Il n’allait pas pourtant sans quelques fâcheuses conséquences. Prompts aux illusions, nous nous figurons volontiers que l’Europe ne se tenait pas d’aise en présence de nos frasques et que d’être secouée et bouleversée par nous lui causait des plaisirs infinis. Nous pensons qu’elle jugeait nos barricades spirituelles, nos innovations politiques géniales, nos revirements de doctrines sublimes et nos interventions imprévues pleines d’à-propos. La vérité, c’est que nous l’avons souvent charmée, mais plus souvent encore agacée et irritée.
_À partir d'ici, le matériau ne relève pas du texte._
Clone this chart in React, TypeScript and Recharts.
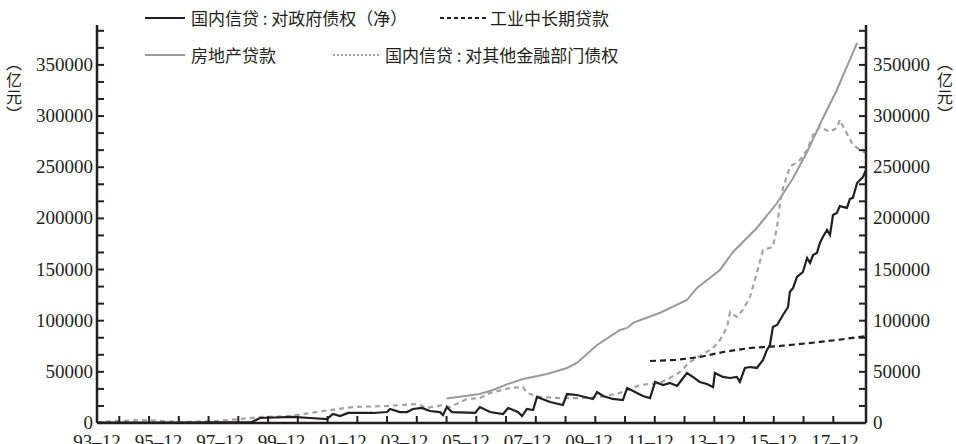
import React from 'react';
import { LineChart, Line, XAxis, YAxis } from 'recharts';

// ---- data (x = decimal year, y = 亿元) ----
const govSeries: [number, number][] = [
  [1993.25, 300], [1996.04, 500], [1998.46, 1000], [1998.73, 4900], [1999.84, 5900],
  [2000.41, 4900], [2000.98, 3900], [2001.18, 8800], [2001.42, 6800], [2001.69, 9800],
  [2002.09, 9800], [2002.53, 9800], [2003.0, 10700], [2003.1, 13700], [2003.43, 10700],
  [2003.67, 10700], [2003.87, 13700], [2004.17, 14700], [2004.44, 11700], [2004.78, 10700],
  [2004.88, 7800], [2005.01, 15600], [2005.18, 10700], [2005.96, 9800], [2006.12, 15600],
  [2006.46, 10700], [2006.9, 8800], [2007.07, 14700], [2007.4, 10700], [2007.54, 6800],
  [2007.7, 13700], [2007.91, 12700], [2008.04, 25400], [2008.48, 20500], [2008.91, 17600],
  [2009.05, 28300], [2009.38, 27400], [2009.92, 23500], [2010.06, 30300], [2010.26, 26400],
  [2010.59, 23500], [2010.93, 22500], [2011.07, 34200], [2011.27, 31300], [2011.6, 26400],
  [2011.84, 24400], [2012.01, 40100], [2012.28, 37100], [2012.51, 39100], [2012.75, 36200],
  [2012.85, 40100], [2013.08, 48900], [2013.28, 45000], [2013.51, 40100], [2013.75, 38100],
  [2013.96, 35200], [2014.02, 48900], [2014.29, 45000], [2014.53, 44000], [2014.76, 45000],
  [2014.86, 40100], [2015.03, 53800], [2015.2, 54700], [2015.43, 53800], [2015.64, 61600],
  [2015.77, 71400], [2015.87, 76200], [2015.97, 93800], [2016.11, 95800], [2016.31, 105600],
  [2016.48, 113400], [2016.54, 128100], [2016.65, 132000], [2016.78, 142700], [2016.98, 147600],
  [2017.12, 161300], [2017.22, 156400], [2017.32, 164200], [2017.45, 166200], [2017.55, 176000],
  [2017.65, 181800], [2017.79, 188700], [2017.89, 183800], [2017.99, 203300], [2018.12, 205300],
  [2018.22, 212100], [2018.32, 211200], [2018.46, 210200], [2018.56, 219000], [2018.66, 220000],
  [2018.8, 234600], [2018.9, 237600], [2019.0, 240500], [2019.1, 247300],
];

const industrySeries: [number, number][] = [
  [2011.84, 60600], [2012.7, 61600], [2013.52, 64500], [2014.3, 69400], [2015.2, 73300],
  [2016.21, 75300], [2017.55, 79200], [2018.22, 81500], [2019.1, 85000],
];

const realEstateSeries: [number, number][] = [
  [2005.0, 24000], [2005.5, 26000], [2006.12, 28300], [2006.56, 32300], [2007.0, 37500],
  [2007.57, 43000], [2008.38, 47900], [2009.05, 53800], [2009.38, 58700], [2010.06, 76200],
  [2010.83, 90900], [2011.07, 92900], [2011.27, 97800], [2012.2, 108000], [2013.08, 120200],
  [2013.42, 132000], [2014.19, 149600], [2014.63, 167200], [2015.43, 190600], [2016.11, 215000],
  [2016.65, 239500], [2017.12, 264900], [2017.62, 296200], [2018.12, 325500], [2018.8, 371500],
];

const otherFinSeries: [number, number][] = [
  [1993.25, 1000], [1994.8, 2900], [1996.04, 1000], [1997.28, 2000], [1998.06, 3900],
  [1998.83, 5900], [1999.74, 6800], [2000.85, 11700], [2001.35, 13700], [2001.86, 15600],
  [2003.0, 16600], [2004.01, 18600], [2004.34, 14700], [2004.88, 17600], [2005.12, 15600],
  [2005.69, 23500], [2006.12, 24400], [2006.46, 29300], [2007.13, 34200], [2007.57, 35200],
  [2007.7, 29300], [2008.14, 25400], [2008.81, 24400], [2009.49, 24400], [2010.16, 25400],
  [2010.83, 29300], [2011.5, 37100], [2012.17, 39100], [2012.51, 44000], [2012.85, 49900],
  [2013.18, 59600], [2013.52, 65500], [2013.96, 73300], [2014.19, 81100], [2014.43, 93800],
  [2014.53, 108500], [2014.76, 103600], [2014.96, 110500], [2015.2, 123200], [2015.43, 146600],
  [2015.64, 169100], [2015.97, 172100], [2016.11, 191600], [2016.21, 215100], [2016.31, 229700],
  [2016.54, 250300], [2016.88, 257100], [2017.12, 266900], [2017.32, 281500], [2017.55, 289400],
  [2017.89, 284500], [2018.12, 288400], [2018.22, 296200], [2018.39, 286400], [2018.66, 271800],
  [2018.9, 266900], [2019.1, 264000],
];

const seriesNames = [
  '国内信贷 : 对政府债权（净）',
  '工业中长期贷款',
  '房地产贷款',
  '国内信贷 : 对其他金融部门债权',
];

const xTickLabels = ['93–12', '95–12', '97–12', '99–12', '01–12', '03–12', '05–12', '07–12', '09–12', '11–12', '13–12', '15–12', '17–12'];
const yearTicks = [1994, 1995, 1996, 1997, 1998, 1999, 2000, 2001, 2002, 2003, 2004, 2005, 2006, 2007, 2008, 2009, 2010, 2011, 2012, 2013, 2014, 2015, 2016, 2017, 2018];
const yMajorStep = 50000;
const yMinorPerMajor = 3;
const yMax = 389000;
// unit label (亿元) written vertically, with vertical-form brackets
const unitChars = ['︵', '亿', '元', '︶'];

// ---- derived ----
const X_DOMAIN: [number, number] = [1993.25, 2019.1];
const LABEL_STEP = 2.067;
const labelTicks = xTickLabels.map((_, i) => X_DOMAIN[0] + i * LABEL_STEP);
const xTicks = [...yearTicks, ...labelTicks].sort((a, b) => a - b);
const yTicks: number[] = [];
for (let k = 0; k * (yMajorStep / yMinorPerMajor) <= yMax; k++) yTicks.push(k * (yMajorStep / yMinorPerMajor));

const toData = (s: [number, number][]) => s.map(([t, v]) => ({ t, v }));
const govData = toData(govSeries);
const industryData = toData(industrySeries);
const realEstateData = toData(realEstateSeries);
const otherFinData = toData(otherFinSeries);

const INK = '#231f20';
const GRAY = '#9a9a9a';
const NUM_FONT = '"Liberation Serif", "DejaVu Serif", serif';
const CJK_FONT = '"Noto Sans CJK SC", "Noto Sans", sans-serif';
const TICK_LEN = 7;

const XTick = (props: any) => {
  const { x, y, payload } = props;
  const v = payload.value;
  const li = labelTicks.findIndex((t) => Math.abs(t - v) < 1e-6);
  if (li >= 0) {
    return (
      <text x={x} y={y + 25} textAnchor="middle" fontSize={19} fontFamily={NUM_FONT} fill={INK}>
        {xTickLabels[li]}
      </text>
    );
  }
  return <line x1={x} x2={x} y1={y} y2={y - TICK_LEN} stroke={INK} strokeWidth={2} />;
};

const isMajor = (v: number) => Math.abs(v / yMajorStep - Math.round(v / yMajorStep)) < 1e-6;

const LeftTick = (props: any) => {
  const { x, y, payload } = props;
  const v = payload.value;
  return (
    <g>
      <line x1={x} x2={x + TICK_LEN} y1={y} y2={y} stroke={INK} strokeWidth={2} />
      {isMajor(v) && (
        <text x={x - 4} y={y + 6} textAnchor="end" fontSize={19} fontFamily={NUM_FONT} fill={INK}>
          {Math.round(v)}
        </text>
      )}
    </g>
  );
};

const RightTick = (props: any) => {
  const { x, y, payload } = props;
  const v = payload.value;
  return (
    <g>
      <line x1={x} x2={x - TICK_LEN} y1={y} y2={y} stroke={INK} strokeWidth={2} />
      {isMajor(v) && (
        <text x={x + 7} y={y + 6} textAnchor="start" fontSize={19} fontFamily={NUM_FONT} fill={INK}>
          {Math.round(v)}
        </text>
      )}
    </g>
  );
};

const legendText: React.CSSProperties = {
  position: 'absolute',
  fontFamily: CJK_FONT,
  fontSize: 17,
  color: INK,
  lineHeight: '20px',
  whiteSpace: 'nowrap',
};

const UnitLabel = ({ left }: { left: number }) => (
  <div style={{ position: 'absolute', left, top: 54, width: 18, fontFamily: CJK_FONT, fontSize: 16, color: INK, lineHeight: '17px', textAlign: 'center' }}>
    {unitChars.map((ch, i) => (
      <div key={i} style={{ height: 17 }}>{ch}</div>
    ))}
  </div>
);

const Sample = ({ left, top, color, dash, width }: { left: number; top: number; color: string; dash?: string; width: number }) => (
  <svg style={{ position: 'absolute', left, top: top - 3 }} width={width} height={6}>
    <line x1={0} x2={width} y1={3} y2={3} stroke={color} strokeWidth={2} strokeDasharray={dash} />
  </svg>
);

export default function App() {
  return (
    <div style={{ position: 'absolute', left: 0, top: 0, width: 956, height: 444, background: '#fff', overflow: 'hidden' }}>
      <LineChart width={956} height={444} margin={{ top: 25, right: 30, bottom: 0, left: 37 }}>
        <XAxis
          dataKey="t"
          type="number"
          domain={X_DOMAIN}
          allowDataOverflow
          ticks={xTicks}
          interval={0}
          tick={<XTick />}
          tickLine={false}
          tickSize={0}
          tickMargin={0}
          height={21}
          axisLine={{ stroke: INK, strokeWidth: 2.5 }}
        />
        <YAxis
          yAxisId="left"
          type="number"
          domain={[0, yMax]}
          allowDataOverflow
          ticks={yTicks}
          interval={0}
          tick={<LeftTick />}
          tickLine={false}
          tickSize={0}
          tickMargin={0}
          width={60}
          axisLine={{ stroke: INK, strokeWidth: 2.5 }}
        />
        <YAxis
          yAxisId="right"
          orientation="right"
          type="number"
          domain={[0, yMax]}
          allowDataOverflow
          ticks={yTicks}
          interval={0}
          tick={<RightTick />}
          tickLine={false}
          tickSize={0}
          tickMargin={0}
          width={60}
          axisLine={{ stroke: INK, strokeWidth: 2.5 }}
        />
        <Line yAxisId="left" data={realEstateData} dataKey="v" type="linear" stroke={GRAY} strokeWidth={2} dot={false} isAnimationActive={false} name={seriesNames[2]} />
        <Line yAxisId="left" data={otherFinData} dataKey="v" type="linear" stroke="#a3a3a3" strokeWidth={2.2} strokeDasharray="5 4" dot={false} isAnimationActive={false} name={seriesNames[3]} />
        <Line yAxisId="right" data={industryData} dataKey="v" type="linear" stroke={INK} strokeWidth={2.2} strokeDasharray="6 4" dot={false} isAnimationActive={false} name={seriesNames[1]} />
        <Line yAxisId="left" data={govData} dataKey="v" type="linear" stroke={INK} strokeWidth={2.2} dot={false} isAnimationActive={false} name={seriesNames[0]} />
      </LineChart>

      {/* legend */}
      <Sample left={145} top={18} color={INK} width={40} />
      <div style={{ ...legendText, left: 191, top: 8 }}>{seriesNames[0]}</div>
      <Sample left={440} top={18} color={INK} width={46} dash="4 3" />
      <div style={{ ...legendText, left: 490, top: 8 }}>{seriesNames[1]}</div>
      <Sample left={145} top={55} color={GRAY} width={40} />
      <div style={{ ...legendText, left: 191, top: 45 }}>{seriesNames[2]}</div>
      <Sample left={333} top={55} color="#a3a3a3" width={46} dash="2 2" />
      <div style={{ ...legendText, left: 385, top: 45 }}>{seriesNames[3]}</div>

      {/* unit labels */}
      <UnitLabel left={5} />
      <UnitLabel left={936} />
    </div>
  );
}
Un grand peuple qui, placé au centre de la vie civilisée, déchaîne vingt années de guerre, renverse les trônes et en élève de nouveaux, impose des rois et défait les frontières ; un peuple qui proclame la liberté et établit le despotisme, qui invente le « droit au travail » et est réduit à en mitrailler les victimes, qui installe le suffrage universel le matin même où il abat la République et provoque le drame de Crimée le lendemain du jour où il a promis la paix au monde, — un tel peuple peut rester séduisant malgré tout, mais on ne fait rien pour lui à l’heure du péril. L’historien nous rendrait service qui, sans exagération et sans ménagement, nous révélerait comment fut accueillie, non seulement de nos trop nombreux ennemis mais de nos meilleurs amis, la nouvelle du désastre de Sedan : châtiment mérité, dirent les premiers ; salutaire leçon, pensèrent les seconds.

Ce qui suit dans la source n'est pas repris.